Wednesday, November 27, 2013
The New York Appellate Division for the First Judicial Department imposed a public censure as reciprocal discipline for an attorney's deficient handling of immigration appeals before the United States Court of Appeals for the Second Circuit:
In or about November 2007, the Second Circuit directed respondent to show cause why he should not be subject to disciplinary or other corrective measures based on his pattern of submitting deficient and untimely briefs in connection with petitions for review that he filed in immigration cases. In response, respondent stated, inter alia, that his deficient performance stemmed from his inexperience and unfamiliarity with the applicable rules, his heavy caseload as a solo practitioner, and the pressing deadlines in his various cases. Respondent also stated that he had retained an attorney with experience in immigration appeals and that he would refrain from representing individuals in immigration appeals without his assistance.

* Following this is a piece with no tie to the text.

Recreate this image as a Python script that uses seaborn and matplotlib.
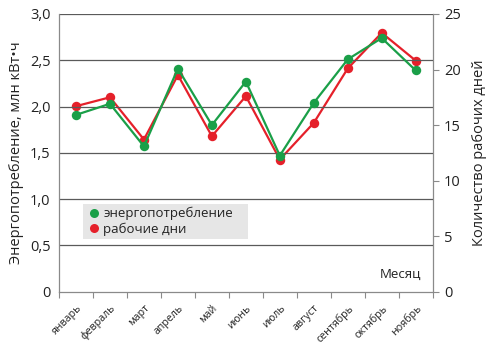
import matplotlib
matplotlib.use("Agg")
import matplotlib.pyplot as plt
from matplotlib.lines import Line2D
from matplotlib.ticker import FixedLocator, FuncFormatter
import seaborn as sns
import pandas as pd
import numpy as np

months = ["январь", "февраль", "март", "апрель", "май", "июнь",
          "июль", "август", "сентябрь", "октябрь", "ноябрь"]
energy = [1.91, 2.03, 1.57, 2.41, 1.80, 2.27, 1.47, 2.04, 2.51, 2.74, 2.39]
workdays = [16.7, 17.5, 13.7, 19.5, 14.0, 17.6, 11.9, 15.2, 20.1, 23.3, 20.8]

green = "#1a9f48"
red = "#e5202a"
grid_c = "#5a5a5a"
spine_c = "#8a8a8a"
text_c = "#222222"

sns.set_theme(style="white")
plt.rcParams["font.family"] = ["Open Sans", "DejaVu Sans"]

df = pd.DataFrame({"pos": np.arange(len(months)), "month": months,
                   "energy": energy, "workdays": workdays})

fig = plt.figure(figsize=(5.0, 3.47), dpi=100)
ax = fig.add_axes([0.118, 0.1594, 0.7474, 0.8003])
ax2 = ax.twinx()

# working days on the secondary axis; energy drawn above it
sns.lineplot(data=df, x="pos", y="workdays", ax=ax2, color=red, lw=1.6,
             marker="o", markersize=6.8, markeredgewidth=0, zorder=3)
ax.set_zorder(ax2.get_zorder() + 1)
ax.patch.set_visible(False)
sns.lineplot(data=df, x="pos", y="energy", ax=ax, color=green, lw=1.6,
             marker="o", markersize=6.8, markeredgewidth=0, zorder=4)

ax.set_xlim(-0.5, len(months) - 0.5)
ax.set_ylim(0, 3.0)
ax2.set_ylim(0, 25)

# horizontal grid from the left scale
for v in np.arange(0.5, 3.01, 0.5):
    ax.axhline(v, color=grid_c, lw=0.9, zorder=1)

ax.set_yticks(np.arange(0, 3.01, 0.5))
ax.yaxis.set_major_formatter(FuncFormatter(
    lambda v, p: "0" if v == 0 else f"{v:.1f}".replace(".", ",")))
ax.tick_params(axis="y", length=0, pad=6, labelsize=10.5, labelcolor=text_c)

ax2.set_yticks(np.arange(0, 26, 5))
ax2.tick_params(axis="y", length=4, width=0.8, color=spine_c, pad=4,
                labelsize=10.5, labelcolor=text_c)

ax.set_xticks(df["pos"])
ax.set_xticklabels(months, rotation=45, ha="right", rotation_mode="anchor",
                   fontsize=7.7, color=text_c)
ax.xaxis.set_minor_locator(FixedLocator(np.arange(-0.5, len(months), 1.0)))
ax.tick_params(axis="x", which="major", length=0, pad=8)
ax.tick_params(axis="x", which="minor", length=4, width=0.8, color=spine_c,
               bottom=True)

for a in (ax, ax2):
    a.spines["top"].set_visible(False)
    for s in ("left", "bottom", "right"):
        a.spines[s].set_color(spine_c)
        a.spines[s].set_linewidth(0.9)
ax.spines["right"].set_visible(False)
ax2.spines["left"].set_visible(False)
ax2.spines["bottom"].set_visible(False)

ax.set_xlabel("")
ax2.set_xlabel("")
ax.set_ylabel("Энергопотребление, млн кВт•ч", fontsize=10.5, color=text_c,
              labelpad=4)
ax2.set_ylabel("Количество рабочих дней", fontsize=10.5, color=text_c,
               labelpad=8)

ax.text(0.97, 0.04, "Месяц", transform=ax.transAxes, ha="right", va="bottom",
        fontsize=9.5, color=text_c)

handles = [
    Line2D([], [], ls="none", marker="o", markersize=6.5, color=green,
           markeredgewidth=0, label="энергопотребление"),
    Line2D([], [], ls="none", marker="o", markersize=6.5, color=red,
           markeredgewidth=0, label="рабочие дни"),
]
leg = ax.legend(handles=handles, loc="lower left",
                bbox_to_anchor=(0.064, 0.19, 0.442, 0.122), mode="expand",
                frameon=True, fancybox=False, facecolor="#e6e6e6",
                edgecolor="none", framealpha=1, fontsize=9.5,
                handletextpad=0.1, borderpad=0.25, labelspacing=0.15,
                handlelength=1.2, borderaxespad=0)
for t in leg.get_texts():
    t.set_color(text_c)

fig.savefig("out.png", dpi=100)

By order entered on May 27, 2008, the Second Circuit publicly censured respondent. The court found:
"that a reasonable person in [respondent's] position would have familiarized himself with the applicable rules and known that his briefs did not satisfy various important Rule 28 requirements; that his behavior put his client's interests in significant peril; and that his briefing deficiencies and his scheduling defaults caused significant inconvenience to the judges and staff of this Court. Although the conduct described n our prior order generally would warrant a significantly greater sanction, we conclude that a lesser sanction is appropriate in light of the circumstances described in [respondent's] response to that order and the other corrective measures [imposed by the court]."
These corrective measures directed respondent not to file new appeals or documents in pending cases unless an experienced attorney appeared as cocounsel; to notify the panel of every case before the court in which respondent would perform legal services within a specified time period, and to provide the panel with copies of all future briefs and certain motions filed with the court within a specified time period. Respondent was also warned that future deficient performance before the court could result in further disciplinary action and/or corrective measures and strongly encouraged to attend CLE courses in appellate practice, legal writing, and immigration law if he continued to file appeals or to practice immigration law.